Synonymous with the fictional world of Star Trek, the idea of teleportation has intrigued scientists and the public alike. Reality caught up with fiction in 1993, when an international group of physicists proved theoretically that the teleportation of a quantum state is entirely possible, so long as the original state being copied is destroyed. Successfully teleporting a quantum state therefore involves making a precise measurement of a system, transmitting the information to a distant location and then reconstructing a flawless copy of the original state. As the "no cloning" theorem of quantum mechanics does not allow for a perfect copy of a quantum state to be made, it must be completely transferred from one particle onto another, such that the first particle is no longer in that state.

Complete and perfect

In other words, a complete and perfect transfer is completed when the first particle loses all of the properties that are teleported to the other. The first experimental teleportation of the spin of a photon was achieved in 1997, and since then, everything from individual states of atomic spins, coherent light fields and other entities have been transferred. But all of these experiments were limited to teleporting a single property, and scaling that up to even two properties has proved a herculean feat.

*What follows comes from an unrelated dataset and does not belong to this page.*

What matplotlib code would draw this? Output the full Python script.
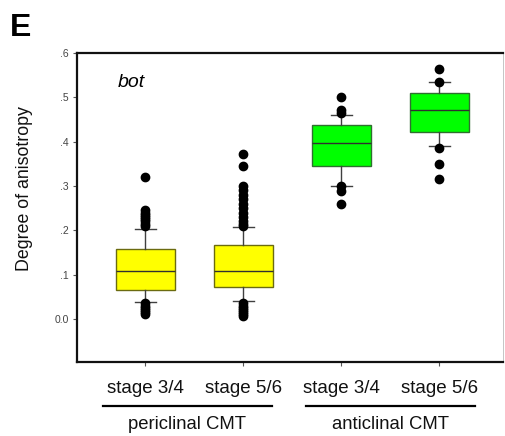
import numpy as np
import matplotlib
matplotlib.use("Agg")
import matplotlib.pyplot as plt

plt.rcParams['font.family'] = ['Liberation Sans', 'DejaVu Sans']

# box statistics (degree of anisotropy)
labels = ["stage 3/4", "stage 5/6", "stage 3/4", "stage 5/6"]
groups = ["periclinal CMT", "anticlinal CMT"]
q1 = [0.065, 0.072, 0.346, 0.421]
med = [0.108, 0.108, 0.398, 0.471]
q3 = [0.157, 0.166, 0.438, 0.511]
whislo = [0.038, 0.040, 0.301, 0.390]
whishi = [0.204, 0.207, 0.461, 0.534]
fliers = [
    [0.21, 0.215, 0.22, 0.225, 0.23, 0.235, 0.24, 0.245, 0.32,
     0.035, 0.03, 0.025, 0.02, 0.015, 0.01],
    [0.21, 0.215, 0.22, 0.23, 0.24, 0.25, 0.26, 0.27, 0.28, 0.29, 0.30, 0.345, 0.372,
     0.037, 0.03, 0.025, 0.02, 0.015, 0.01, 0.007],
    [0.502, 0.472, 0.466, 0.30, 0.289, 0.259],
    [0.565, 0.536, 0.385, 0.349, 0.315],
]
face_colors = ["#ffff00", "#ffff00", "#00ff00", "#00ff00"]
edge_colors = ["#6b6b10", "#6b6b10", "#2f6f2f", "#2f6f2f"]

fig = plt.figure(figsize=(5.06, 4.36), dpi=100)
ax = fig.add_axes([0.152, 0.170, 0.842, 0.708])

stats = []
for i in range(len(labels)):
    stats.append(dict(med=med[i], q1=q1[i], q3=q3[i], whislo=whislo[i],
                      whishi=whishi[i], fliers=fliers[i], label=labels[i]))

pos = np.arange(1, len(labels) + 1)
bp = ax.bxp(stats, positions=pos, widths=0.6, patch_artist=True,
            capwidths=0.22,
            whiskerprops=dict(color="#404040", lw=1.0),
            capprops=dict(color="#404040", lw=1.0),
            medianprops=dict(color="#303030", lw=1.0),
            flierprops=dict(marker="o", markerfacecolor="black",
                            markeredgecolor="black", markersize=6))
for patch, fc, ec in zip(bp["boxes"], face_colors, edge_colors):
    patch.set_facecolor(fc)
    patch.set_edgecolor(ec)
    patch.set_linewidth(1.0)

ax.set_xlim(0.3, 4.65)
ax.set_ylim(-0.097, 0.6)
ax.set_yticks([0.0, 0.1, 0.2, 0.3, 0.4, 0.5, 0.6])
ax.set_yticklabels(["0.0", ".1", ".2", ".3", ".4", ".5", ".6"])
ax.set_xticks(pos)
ax.set_xticklabels(labels, fontsize=13.5, color="#111111")
ax.tick_params(axis="y", labelsize=7.5, labelcolor="#444444", length=3,
               width=0.8, color="#555555", pad=3)
ax.tick_params(axis="x", length=3, width=0.8, color="#555555", pad=10)

for side in ["left", "bottom", "top"]:
    ax.spines[side].set_linewidth(1.6)
    ax.spines[side].set_color("#111111")
ax.spines["right"].set_linewidth(0.6)
ax.spines["right"].set_color("#bbbbbb")

ax.set_ylabel("Degree of anisotropy", fontsize=12.8, color="#111111")
ax.yaxis.set_label_coords(-0.103, 0.563)

ax.text(0.095, 0.905, "bot", transform=ax.transAxes, fontsize=14,
        style="italic", ha="left", va="center")
fig.text(0.02, 0.935, "E", fontsize=23, fontweight="bold", ha="left", va="center")

# group lines and labels under the tick labels
for g, (x0, x1) in enumerate([(103, 272), (306, 475)]):
    fig.add_artist(plt.Line2D([x0 / 506, x1 / 506], [1 - 406 / 436, 1 - 406 / 436],
                              color="black", lw=1.6))
    fig.text((x0 + x1) / 2 / 506, 1 - 424 / 436, groups[g], fontsize=13.3,
             ha="center", va="center", color="#111111")

fig.savefig("out.png", dpi=100)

Pan and Lu's team has now simultaneously transferred a photon's spin (polarization) and its orbital angular momentum (OAM) to another photon some distance away. Teleportation experiments usually require a "quantum channel" via which the transfer actually takes place – this is normally an extra set of "entangled" photons –their states are inextricably linked so that any change made to one instantly influences the other. In this experiment, this is a "hyper-entangled" set, where the two particles are simultaneously entangled in both their spin and their OAM (see "Two quantum properties teleported together for first time").

Although it is possible to extend Pan's method to teleport more than two properties simultaneously, this becomes increasingly difficult with each added property – the likely limit is three. To do this would require the ability to experimentally control 10 photons, while the current record is eight. The team is currently working hard to change that though, and Pan says that they "hope to reach 10-photon entanglement in a few months". An alternate method that is also being developed could allow the team to double that figure to 20 within three years. "We should be able to teleport three degrees of freedom of a single photon or multiple photons soon," he adds.

The ability to teleport multiple states simultaneously is essential to fully describe a quantum particle, and is a tentative step towards teleporting anything larger than a quantum particle. Pan adds that "quantum teleportation has been recognized as a key element in the ongoing development of long-distance quantum communications that provide unbreakable security, ultrafast quantum computers and quantum networks".